In this paper, we have applied the spacetime perspective to gravitational lensing in the case of cosmological solutions perturbed by a spherically symmetric matter distribution. We chose to work within the most common flat, \(\varLambda\)-dominated cosmological model, but the overall approach would apply to other cosmologies. We were able to demonstrate how one creates a lens mapping in Section 8 that correctly explains the shape of observed images, and we explored the full range of lensing effects including multiple images, time delays and wave front singularities.

Historically, one of the arguments for using the thin lens approximation has been that by approximating the bending angle from the general relativity result, one can write the lens equation as an algebraic equation. Doing so substantially reduced the computational effort required to model gravitational lensing systems.

The numerical work in this paper was conducted using Wolfram Mathematica on their cloud server. Integral expressions were handled using Mathematica’s NIntegrate command, and differential equations were solved using NDSolve. A typical notebook used to generate one figure, such as Fig. 2, ran in about five minutes or less. Wolfram Mathematica’s built-in numerical integrators are modern and reasonably efficient codes, and the cloud server has strong computational capabilities. This particular work would not have been possible 20 to 25 years ago on a Mathematica installation on a typical workstation, due to the limitations of the workstation itself and Mathematica’s efficiency. Our personal experience is that at this time, well-written, efficient python or C++ codes running on a strong local workstation are factors of two to ten times faster than Mathematica at similar tasks.
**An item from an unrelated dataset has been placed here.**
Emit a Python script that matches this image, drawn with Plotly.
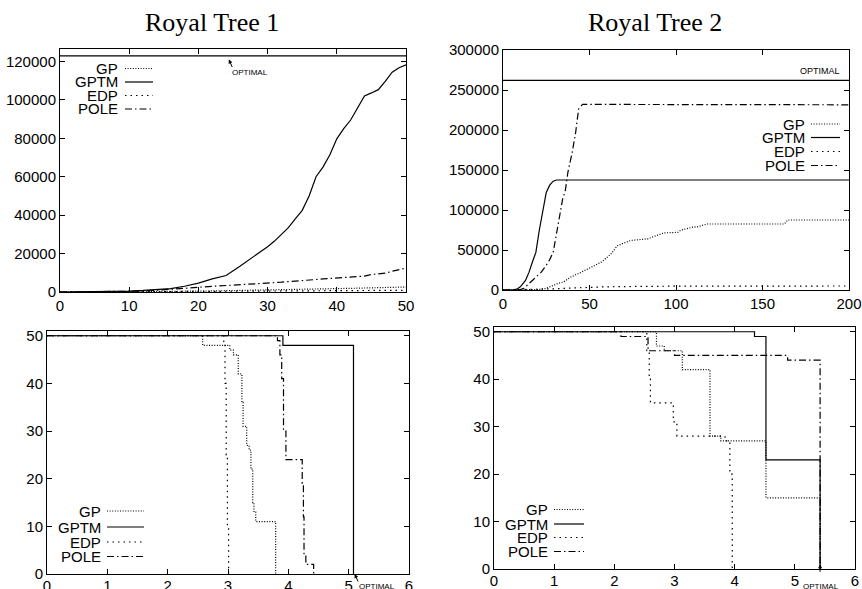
import plotly.graph_objects as go

W, H = 862, 589

# ---------------- data ----------------
# Royal Tree 1 (top-left): best fitness vs generation
rt1_gen = [0, 5, 10, 12, 14, 16, 18, 20, 22, 24, 26, 28, 30, 31, 32, 33, 34, 35, 36, 37, 38, 39, 40,
           41, 42, 43, 44, 45, 46, 47, 48, 49, 50]
rt1_gptm = [0, 100, 500, 800, 1200, 1800, 3000, 4600, 6800, 8600, 13400, 18400, 23600, 26500, 30000,
            33500, 38000, 42500, 50000, 60000, 65000, 71400, 79700, 85000, 89500, 96000, 102000,
            103600, 105300, 109600, 114400, 116700, 118200]
rt1_pole = [0, 50, 300, 500, 900, 1300, 1900, 2500, 2900, 3200, 3600, 4100, 4600, 4800, 5100, 5400,
            5600, 5800, 6200, 6500, 6800, 7100, 7400, 7600, 7700, 7900, 8300, 9100, 9500, 9800,
            10800, 11700, 12400]
rt1_gp = [0, 20, 100, 150, 200, 280, 350, 450, 550, 650, 750, 850, 950, 1000, 1050, 1100, 1150, 1200,
          1300, 1400, 1500, 1600, 1700, 1800, 1900, 2000, 2100, 2200, 2300, 2400, 2500, 2550, 2600]
rt1_edp = [0, 10, 50, 80, 110, 150, 200, 250, 300, 350, 400, 450, 500, 520, 540, 560, 580, 600, 620,
           640, 660, 680, 700, 720, 740, 760, 780, 800, 820, 840, 860, 880, 900]
rt1_optimal = 122880

# Royal Tree 2 (top-right)
rt2_gptm_x = [0, 5, 8, 10, 13, 15, 17, 19, 21, 23, 25, 27, 29, 31, 200]
rt2_gptm_y = [0, 0, 1000, 4000, 12000, 22000, 35000, 47000, 75000, 100000, 122000, 131000, 136000,
              137500, 137500]
rt2_pole_x = [0, 10, 12, 15, 18, 22, 25, 27, 29, 31, 33, 34.5, 36, 37.5, 40, 42, 43.7, 46, 200]
rt2_pole_y = [0, 500, 2000, 8000, 14000, 22000, 31000, 38000, 47000, 72000, 95000, 114000, 124000,
              147000, 172000, 197000, 226000, 232000, 231500]
rt2_gp_x = [0, 20, 25, 31.6, 35, 39, 45, 51, 57, 62.4, 66, 69, 74, 83.6, 89.4, 93, 101, 103, 109.6,
            112.5, 118, 162.6, 164.5, 200]
rt2_gp_y = [0, 500, 2000, 8000, 10000, 16000, 22000, 28600, 35000, 45000, 55000, 58000, 62000, 64000,
            68000, 71400, 72000, 75000, 78500, 79000, 82500, 82500, 87500, 87500]
rt2_edp_x = [0, 20, 30, 40, 50, 60, 80, 100, 200]
rt2_edp_y = [0, 500, 1500, 2500, 3500, 4000, 4500, 4800, 5000]
rt2_optimal = 262144

# Bottom-left (Royal Tree 1): runs remaining
bl_gp_x = [0, 2.58, 3.03, 3.09, 3.17, 3.23, 3.25, 3.31, 3.35, 3.38, 3.41, 3.43, 3.46, 3.79]
bl_gp_y = [50, 48, 47, 46, 42, 36, 31, 27, 26, 22, 15, 13, 11, 0]
bl_gptm_x = [0, 3.91, 5.08]
bl_gptm_y = [50, 48, 0]
bl_edp_x = [0, 2.93, 2.95, 2.97, 2.99, 3.01]
bl_edp_y = [50, 48, 40, 25, 10, 0]
bl_pole_x = [0, 3.82, 3.86, 3.89, 3.92, 3.96, 4.23, 4.25, 4.26, 4.29, 4.42]
bl_pole_y = [50, 49, 46, 41, 30, 24, 19, 12, 4, 2, 0]
bl_optimal = 5.1

# Bottom-right (Royal Tree 2)
br_gp_x = [0, 2.70, 2.83, 3.13, 3.59, 3.77, 4.52, 5.42]
br_gp_y = [50, 47, 46, 42, 28, 27, 15, 0]
br_gptm_x = [0, 4.33, 4.52, 5.42]
br_gptm_y = [50, 49, 23, 0]
br_edp_x = [0, 2.54, 2.58, 2.60, 2.98, 3.04, 3.84, 3.92, 3.96]
br_edp_y = [50, 46, 40, 35, 31, 28, 27, 20, 0]
br_pole_x = [0, 2.11, 2.56, 3.0, 4.88, 5.42]
br_pole_y = [50, 49, 46, 45, 44, 0]
br_optimal = 5.42

series_names = ["GP", "GPTM", "EDP", "POLE"]
titles = ["Royal Tree 1", "Royal Tree 2"]

# ---------------- styles ----------------
DASH = {"GP": "1px,1.6px", "GPTM": "solid", "EDP": "1.5px,4px", "POLE": "7px,3px,1.5px,3px"}
LW = 1.2
TICKFONT = dict(family="Liberation Sans, Arial, sans-serif", size=15, color="black")


def px(x):
    return x / W


def py(y):
    return 1 - y / H


fig = go.Figure()


def add(xs, ys, name, xa, ya, shape="linear"):
    fig.add_trace(go.Scatter(x=xs, y=ys, mode="lines", name=name, xaxis=xa, yaxis=ya,
                             line=dict(color="black", width=LW, dash=DASH[name], shape=shape),
                             showlegend=False, hoverinfo="skip"))


# top-left
add(rt1_gen, rt1_gp, "GP", "x", "y")
add(rt1_gen, rt1_gptm, "GPTM", "x", "y")
add(rt1_gen, rt1_edp, "EDP", "x", "y")
add(rt1_gen, rt1_pole, "POLE", "x", "y")
fig.add_trace(go.Scatter(x=[0, 50], y=[rt1_optimal, rt1_optimal], mode="lines", xaxis="x", yaxis="y",
                         line=dict(color="black", width=LW), showlegend=False, hoverinfo="skip"))
# top-right
add(rt2_gp_x, rt2_gp_y, "GP", "x2", "y2")
add(rt2_gptm_x, rt2_gptm_y, "GPTM", "x2", "y2")
add(rt2_edp_x, rt2_edp_y, "EDP", "x2", "y2")
add(rt2_pole_x, rt2_pole_y, "POLE", "x2", "y2")
fig.add_trace(go.Scatter(x=[0, 200], y=[rt2_optimal, rt2_optimal], mode="lines", xaxis="x2", yaxis="y2",
                         line=dict(color="black", width=LW), showlegend=False, hoverinfo="skip"))
# bottom-left
add(bl_gp_x, bl_gp_y, "GP", "x3", "y3", "hv")
add(bl_gptm_x, bl_gptm_y, "GPTM", "x3", "y3", "hv")
add(bl_edp_x, bl_edp_y, "EDP", "x3", "y3", "hv")
add(bl_pole_x, bl_pole_y, "POLE", "x3", "y3", "hv")
# bottom-right
add(br_gp_x, br_gp_y, "GP", "x4", "y4", "hv")
add(br_gptm_x, br_gptm_y, "GPTM", "x4", "y4", "hv")
add(br_edp_x, br_edp_y, "EDP", "x4", "y4", "hv")
add(br_pole_x, br_pole_y, "POLE", "x4", "y4", "hv")


def axis(domain, rng, tickvals, anchor, standoff=0):
    return dict(domain=domain, range=rng, tickvals=tickvals, ticktext=[str(v) for v in tickvals],
                anchor=anchor, showline=True, linecolor="black", linewidth=1, mirror="allticks",
                ticks="inside", ticklen=5, tickcolor="black", tickwidth=1, ticklabelstandoff=standoff,
                showgrid=False, zeroline=False, tickfont=TICKFONT, fixedrange=True, automargin=False)


layout = dict(
    width=W, height=H, margin=dict(l=0, r=0, t=0, b=0), autosize=False,
    paper_bgcolor="white", plot_bgcolor="white", showlegend=False,
    xaxis=axis([px(60), px(406)], [0, 50], list(range(0, 51, 10)), "y"),
    yaxis=axis([py(292), py(49.3)], [0, 126300], list(range(0, 120001, 20000)), "x"),
    xaxis2=axis([px(503), px(849)], [0, 200], list(range(0, 201, 50)), "y2"),
    yaxis2=axis([py(290), py(50)], [0, 300000], list(range(0, 300001, 50000)), "x2"),
    xaxis3=axis([px(47), px(409)], [0, 6], list(range(0, 7)), "y3", -2),
    yaxis3=axis([py(574), py(331)], [0, 51], list(range(0, 51, 10)), "x3"),
    xaxis4=axis([px(494), px(855)], [0, 6], list(range(0, 7)), "y4", -2),
    yaxis4=axis([py(569), py(327)], [0, 51], list(range(0, 51, 10)), "x4"),
)
fig.update_layout(**layout)

annotations = []
shapes = []

# titles
TITLEFONT = dict(family="Liberation Serif, Times New Roman, serif", size=26, color="black")
annotations.append(dict(text=titles[0], x=px(212), y=py(22), xref="paper", yref="paper",
                        showarrow=False, font=TITLEFONT, xanchor="center", yanchor="middle"))
annotations.append(dict(text=titles[1], x=px(655), y=py(22), xref="paper", yref="paper",
                        showarrow=False, font=TITLEFONT, xanchor="center", yanchor="middle"))

# legends (text right-aligned, sample to the right)
legend_specs = [
    (120, 125, 153, [68.5, 82, 95.5, 109]),
    (807, 811, 840, [124, 137.5, 151.5, 165.5]),
    (103, 107, 144, [511, 527, 542, 556.5]),
    (550, 554, 584, [509.5, 524, 537.5, 551.5]),
]
for tx, s0, s1, rows in legend_specs:
    for name, ry in zip(series_names, rows):
        annotations.append(dict(text=name, x=px(tx), y=py(ry), xref="paper", yref="paper",
                                showarrow=False, xanchor="right", yanchor="middle",
                                font=TICKFONT))
        shapes.append(dict(type="line", xref="paper", yref="paper", x0=px(s0), x1=px(s1),
                           y0=py(ry), y1=py(ry),
                           line=dict(color="black", width=LW, dash=DASH[name])))

SMALL = dict(family="Liberation Sans, Arial, sans-serif", size=8, color="black")
# OPTIMAL markers
annotations.append(dict(text="", x=24.4, y=121000, xref="x", yref="y", showarrow=True,
                        ax=4, ay=9, arrowhead=2, arrowsize=0.8, arrowwidth=1, arrowcolor="black"))
annotations.append(dict(text="OPTIMAL", x=px(230), y=py(73), xref="paper", yref="paper",
                        showarrow=False, xanchor="left", yanchor="middle", font=SMALL))
annotations.append(dict(text="OPTIMAL", x=px(820), y=py(71), xref="paper", yref="paper",
                        showarrow=False, xanchor="center", yanchor="middle",
                        font=dict(family=SMALL["family"], size=9, color="black")))
annotations.append(dict(text="", x=bl_optimal, y=0, xref="x3", yref="y3", showarrow=True,
                        ax=4, ay=9, arrowhead=2, arrowsize=0.8, arrowwidth=1, arrowcolor="black"))
annotations.append(dict(text="OPTIMAL", x=px(357), y=py(586), xref="paper", yref="paper",
                        showarrow=False, xanchor="left", yanchor="middle", font=SMALL))
annotations.append(dict(text="", x=br_optimal, y=1.0, xref="x4", yref="y4", showarrow=True,
                        ax=0, ay=9, arrowhead=2, arrowsize=0.8, arrowwidth=1, arrowcolor="black"))
annotations.append(dict(text="OPTIMAL", x=px(821), y=py(586), xref="paper", yref="paper",
                        showarrow=False, xanchor="center", yanchor="middle", font=SMALL))

fig.update_layout(annotations=annotations, shapes=shapes)
fig.write_html("out.html", config={"responsive": False, "displayModeBar": False},
               post_script="document.body.style.margin='0';document.body.style.overflow='hidden';")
Several papers have examined the accuracy of the thin lens approximation, and found conditions where the accuracy of the approximation begins to become observationally significant25,26. These papers showed, for instance, that the calculation of the gravitational lens’s total mass based on measuring the Einstein ring radius using the thin lens approximation is in error on the order of 1 to \(2\%\). The errors were sensitive to the lens redshift and dependent on the truncation scheme used in mass models.

One key argument against replacing the thin lens approximation with the methods in this paper has been based on computational effort, and this paper’s results show that this argument is beginning to lose saliency, as, at least in the case of the spherically symmetric lens, one can model lensing fully, with reasonable computational run times, without the thin lens approximation.

The spacetime approach used in this paper can be generalized to modified gravity theories. To do so, one would start with the metric that represents a physical scenario of interest, and write out the geodesic equations. This may provide an opportunity to look for differences in the gravitational lensing observables.

Expanding the techniques in this paper to more complicated and realistic lenses will further test the possibility of replacing the thin lens approximation. Future work will involve examining non-axially symmetric lensing perturbations and lenses at multiple redshifts. With these models, one will be able to see the full range of possibilities for wave front singularities. It may also be possible to determine the non-symmetric mass distribution of a real lens based on reconstructing the source from multiple images, updating the work done for example in Tyson et al.27.